The RF algorithm developed in this study provided significant insight on feature importance in both patient journey stages. It should be noted that the RF algorithms, like many other machine learning algorithms, are open to improvement through tuning parameters to provide better accuracy. Although we applied grid search analysis for tuning, future studies may benefit more from thorough optimization of the hyper-parameters to identify their best possible combination to provide more accurate predictions. Future studies can also evaluate supervised and unsupervised algorithms to explore their accuracy in predicting patient satisfaction drivers.

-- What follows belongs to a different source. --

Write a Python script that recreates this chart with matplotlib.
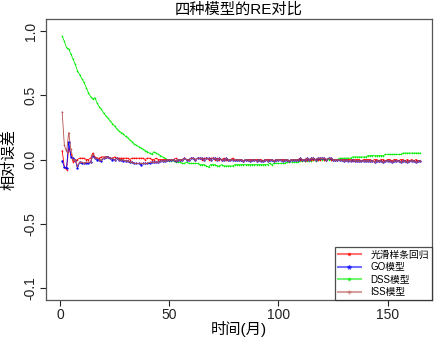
import matplotlib
matplotlib.use('Agg')
import matplotlib.pyplot as plt
from matplotlib.lines import Line2D
import numpy as np

plt.rcParams['font.family'] = ['Liberation Sans', 'Noto Sans CJK SC']
plt.rcParams['axes.unicode_minus'] = False

months = np.arange(1, 166)

spline_re = [
    0.07, -0.06, -0.08, 0.09, 0.04, -0.02, -0.01, 0.00, 0.01, 0.01,
    0.01, 0.00, 0.00, 0.01, 0.05, 0.02, 0.01, 0.01, 0.02, 0.02,
    0.02, 0.02, 0.01, 0.01, 0.02, 0.01, 0.01, 0.01, 0.01, 0.01,
    0.01, 0.00, 0.01, 0.01, 0.01, 0.01, 0.01, 0.01, 0.00, 0.01,
    0.01, 0.00, 0.00, 0.01, 0.00, 0.00, 0.00, 0.00, 0.00, 0.00,
    0.00, 0.00, 0.01, 0.00, 0.00, 0.00, 0.01, 0.00, 0.00, 0.01,
    0.01, 0.00, 0.01, 0.01, 0.00, 0.01, 0.01, 0.00, 0.01, 0.01,
    0.00, 0.01, 0.00, 0.00, 0.01, 0.00, 0.00, 0.00, 0.01, 0.00,
    0.00, 0.00, 0.00, -0.01, 0.00, 0.00, 0.00, 0.00, 0.00, 0.00,
    0.00, 0.00, -0.01, 0.00, 0.00, 0.00, 0.00, -0.01, 0.00, 0.00,
    0.00, 0.00, 0.00, 0.00, -0.01, 0.00, 0.00, 0.00, 0.00, 0.00,
    0.00, -0.01, 0.00, 0.00, 0.00, 0.00, 0.00, 0.00, 0.00, 0.01,
    0.00, 0.00, 0.01, 0.00, 0.00, 0.00, 0.00, 0.00, 0.00, 0.00,
    0.00, 0.00, 0.00, -0.01, 0.00, 0.00, 0.00, -0.01, 0.00, 0.00,
    0.00, 0.00, -0.01, 0.00, 0.00, -0.01, 0.00, 0.00, -0.01, 0.00,
    0.00, -0.01, 0.00, 0.00, -0.01, 0.00, 0.00, -0.01, 0.00, -0.01,
    0.00, -0.01, 0.00, -0.01, -0.01,
]

go_re = [
    -0.01, -0.06, -0.07, 0.14, 0.02, 0.01, 0.00, -0.07, -0.02, -0.03,
    -0.03, -0.03, -0.03, -0.02, 0.03, 0.01, 0.00, 0.00, -0.01, 0.01,
    0.02, 0.02, 0.01, 0.00, 0.00, 0.01, 0.00, 0.00, -0.01, -0.01,
    -0.01, -0.02, -0.02, -0.03, -0.03, -0.03, -0.04, -0.03, -0.03, -0.03,
    -0.03, -0.02, -0.02, -0.02, -0.02, -0.01, -0.01, -0.01, 0.00, 0.00,
    0.00, 0.00, -0.01, 0.00, 0.00, 0.00, 0.01, 0.00, 0.00, 0.01,
    0.01, 0.00, 0.01, 0.01, 0.01, 0.00, 0.01, 0.01, 0.00, 0.01,
    0.01, 0.00, 0.01, 0.00, 0.00, 0.01, 0.00, 0.00, 0.00, 0.00,
    0.00, 0.00, 0.00, -0.01, 0.00, 0.00, -0.01, 0.00, 0.00, -0.01,
    0.00, -0.01, -0.01, 0.00, -0.01, 0.00, 0.00, -0.01, 0.00, 0.00,
    0.00, -0.01, 0.00, 0.00, -0.01, 0.00, 0.00, 0.00, 0.00, 0.01,
    0.00, 0.00, 0.01, 0.00, 0.01, 0.01, 0.00, 0.01, 0.01, 0.01,
    0.01, 0.00, 0.01, 0.01, 0.00, 0.00, 0.00, 0.00, 0.00, -0.01,
    0.00, -0.01, -0.01, 0.00, -0.01, -0.01, -0.01, -0.01, -0.01, -0.01,
    -0.01, -0.01, -0.01, -0.02, -0.01, -0.01, -0.01, -0.02, -0.01, -0.01,
    -0.01, -0.02, -0.01, -0.01, -0.01, -0.02, -0.01, -0.01, -0.02, -0.01,
    -0.01, -0.01, -0.02, -0.01, -0.01,
]

dss_re = [
    0.96, 0.92, 0.87, 0.86, 0.82, 0.78, 0.74, 0.69, 0.66, 0.63,
    0.60, 0.56, 0.52, 0.49, 0.47, 0.48, 0.44, 0.41, 0.39, 0.36,
    0.34, 0.32, 0.30, 0.28, 0.26, 0.24, 0.22, 0.21, 0.20, 0.18,
    0.17, 0.15, 0.14, 0.12, 0.11, 0.10, 0.09, 0.08, 0.07, 0.06,
    0.05, 0.04, 0.06, 0.05, 0.04, 0.03, 0.02, 0.01, 0.00, -0.01,
    -0.01, -0.01, -0.02, -0.02, -0.02, -0.03, -0.03, -0.02, -0.03, -0.03,
    -0.03, -0.03, -0.03, -0.04, -0.04, -0.04, -0.05, -0.06, -0.04, -0.04,
    -0.04, -0.05, -0.05, -0.04, -0.05, -0.05, -0.05, -0.05, -0.05, -0.04,
    -0.04, -0.04, -0.04, -0.04, -0.04, -0.04, -0.04, -0.04, -0.04, -0.04,
    -0.04, -0.04, -0.04, -0.04, -0.04, -0.03, -0.04, -0.03, -0.03, -0.03,
    -0.03, -0.03, -0.03, -0.02, -0.02, -0.02, -0.02, -0.02, -0.02, -0.01,
    -0.01, -0.01, -0.01, -0.01, -0.01, 0.00, -0.01, 0.00, 0.00, 0.00,
    0.00, 0.00, 0.00, 0.00, 0.00, 0.00, 0.00, 0.01, 0.01, 0.01,
    0.01, 0.01, 0.01, 0.02, 0.02, 0.02, 0.02, 0.02, 0.02, 0.02,
    0.03, 0.03, 0.03, 0.03, 0.03, 0.03, 0.03, 0.03, 0.04, 0.04,
    0.04, 0.04, 0.04, 0.04, 0.04, 0.04, 0.05, 0.05, 0.05, 0.05,
    0.05, 0.05, 0.05, 0.05, 0.05,
]

iss_re = [
    0.37, 0.11, 0.06, 0.21, 0.08, 0.00, 0.00, -0.05, -0.02, -0.02,
    -0.03, -0.02, -0.02, -0.02, 0.04, 0.01, 0.01, 0.00, 0.00, 0.01,
    0.02, 0.02, 0.01, 0.01, 0.00, 0.01, 0.00, 0.00, 0.00, -0.01,
    -0.01, -0.02, -0.02, -0.03, -0.03, -0.03, -0.03, -0.03, -0.03, -0.03,
    -0.02, -0.02, -0.02, -0.02, -0.02, -0.01, -0.01, -0.01, 0.00, 0.00,
    0.00, 0.00, -0.01, 0.00, 0.00, 0.00, 0.01, 0.00, 0.00, 0.01,
    0.01, 0.00, 0.01, 0.01, 0.01, 0.00, 0.01, 0.01, 0.00, 0.01,
    0.01, 0.00, 0.01, 0.00, 0.00, 0.01, 0.00, 0.00, 0.00, 0.00,
    0.00, 0.00, 0.00, -0.01, 0.00, 0.00, -0.01, 0.00, 0.00, -0.01,
    0.00, -0.01, -0.01, 0.00, -0.01, 0.00, 0.00, -0.01, 0.00, 0.00,
    0.00, -0.01, 0.00, 0.00, -0.01, 0.00, 0.00, 0.00, 0.00, 0.01,
    0.00, 0.00, 0.01, 0.00, 0.01, 0.01, 0.00, 0.01, 0.01, 0.01,
    0.01, 0.00, 0.01, 0.01, 0.00, 0.00, 0.00, 0.00, 0.00, -0.01,
    0.00, -0.01, -0.01, 0.00, -0.01, -0.01, -0.01, -0.01, -0.01, -0.01,
    -0.01, -0.01, -0.01, -0.02, -0.01, -0.01, -0.01, -0.02, -0.01, -0.01,
    -0.01, -0.02, -0.01, -0.01, -0.01, -0.02, -0.01, -0.01, -0.02, -0.01,
    -0.01, -0.01, -0.02, -0.01, -0.01,
]

labels = ['光滑样条回归', 'GO模型', 'DSS模型', 'ISS模型']
colors = ['#ff0000', '#0000ff', '#00ee00', '#b85050']
markers = ['.', '*', '.', '+']

y_ticks = [-1.0, -0.5, 0.0, 0.5, 1.0]
y_ticklabels = ['-0.1', '-0.5', '0.0', '0.5', '1.0']
x_ticks = [0, 50, 100, 150]

fig = plt.figure(figsize=(4.36, 3.38), dpi=100)
ax = fig.add_axes([46 / 436, 38 / 338, 386 / 436, 281 / 338])

series = [spline_re, go_re, dss_re, iss_re]
order = [2, 0, 1, 3]
for i in order:
    ax.plot(months, series[i], color=colors[i], lw=0.6, marker=markers[i],
            markersize=1.5, markeredgewidth=0.4)

ax.set_xlim(-6.4, 170.3)
ax.set_ylim(-1.093, 1.093)
ax.set_xticks(x_ticks)
ax.set_yticks(y_ticks)
ax.set_yticklabels(y_ticklabels, rotation=90, va='center')
ax.tick_params(direction='out', length=4, width=0.8, colors='#222222',
               labelsize=10, pad=2)
for s in ax.spines.values():
    s.set_color('#555555')
    s.set_linewidth(0.9)

ax.set_title('四种模型的RE对比', fontsize=11, pad=4)
ax.set_xlabel('时间(月)', fontsize=11, labelpad=-1)
ax.set_ylabel('相对误差', fontsize=11, labelpad=5)

handles = [Line2D([0], [0], color=colors[i], lw=1.5, alpha=0.55, marker=markers[i],
                  markersize=3, markerfacecolor=colors[i], markeredgecolor=colors[i])
           for i in range(4)]
leg = ax.legend(handles, labels, loc='lower right', fontsize=7, frameon=True,
                fancybox=False, borderpad=0.3, labelspacing=0.25,
                handlelength=2.4, handletextpad=1.0, borderaxespad=0)
leg.get_frame().set_edgecolor('#222222')
leg.get_frame().set_linewidth(0.9)

fig.savefig('out.png', dpi=100)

This study has several limitations. As survey data is specific to a particular hospital, the RF results' transferability may be limited to other hospitals and medical institutions. Therefore, the generalizability of our results to other healthcare settings also remains unclear. Future studies may benefit from using a similar method to perform prediction and feature importance analysis with their patient satisfaction survey data.

Conclusions

In this research, we presented survey analysis results to understand the key drivers of patient satisfaction in two of the typical patient journey stages. The RF models captured important limitations in the existing literature on patient satisfaction determinants as most of the earlier studies tackled an insufficient number of determinants without reflecting their relative importance to satisfaction. Further, the algorithm addressed the complex relationship between the variables. The random forest classifier was used to identify the different determinants of patient satisfaction. The algorithm was implemented and validated on patient satisfaction survey data containing responses from 411 patients from a hospital in Abu Dhabi, UAE. The key findings of the applied analysis can be summarized in the following points:

  • “Age” attribute, a patient-related determinant, was the leading driver of patient satisfaction in all models according to its high feature importance score.

  • “Total time taken for registration” and “Attentiveness and knowledge of the Doctor/Physician while listening to your queries” were the provider-related determinants driving patient satisfaction in each model.

  • The radar charts revealed that “demographics” was the most influential type of question in the registration model, while “behaviour” was the most influential in the consultation model.

The main contribution of this study is to identify and rank the patient satisfaction drivers in two patient journey stages. Another contribution of this study is the development of a novel ML algorithm using patient satisfaction survey data. The results can provide hospitals significant insights into the different determinants affecting patient satisfaction. To our knowledge, this is the first study using RFs in the patient satisfaction context. We conclude that the RFs algorithm exhibited predictive capability and shed light on the relationship between specific determinants and overall patient satisfaction. Healthcare organizations invest significant resources to improve patient satisfaction. The results of the study may help them prioritize resource usages based on the importance ranking to achieve sustainable improvements in the patient satisfaction context.